A table is in 1NF when all the key attributes are defined (no repeating groups in the table) and when all remaining attributes are dependent on the primary key. However, a table in 1NF still may contain partial dependencies, i.e., dependencies based on only part of the primary key.
A table is in 2NF when it is in 1NF and it includes no partial dependencies. However, a table in 2NF may still have transitive dependencies, i.e., dependencies based on attributes that are not part of the primary key.
A table is in 3NF when it is in 2NF and it contains no transitive dependencies.
A table is in Boyce-Codd Normal Form (BCNF) when it is in 3NF and every determinant in the table is a candidate key. For example, if the table is in 3NF and it contains a nonprime attribute that determines a prime attribute, the BCNF requirements are not met.
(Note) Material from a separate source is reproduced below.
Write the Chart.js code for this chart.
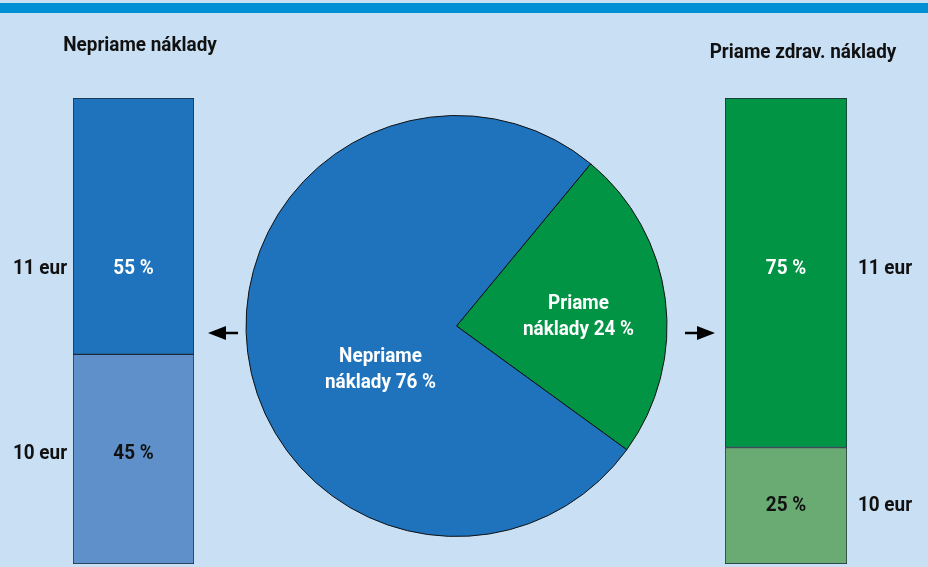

This description clearly yields the following conclusions:
If a table is in 3NF and it contains only one candidate key, 3NF and BCNF are equivalent. BCNF can be violated only if the table contains more than one candidate key. Putting it another way, there is no way that the BCNF requirement can be violated if there is only one candidate key.
Figure: The Dependency Diagram
a. Identify and discuss each of the indicated dependencies.
C1 → C2 represents a partial dependency, because C2 depends only on C1, rather than on the entire primary key composed of C1 and C3. C4 → C5 represents a transitive dependency, because C5 depends on an attribute (C4) that is not part of a primary key. C1, C3 → C2, C4, C5 represents a functional dependency, because C2, C4, and C depend on the primary key composed of C1 and C3.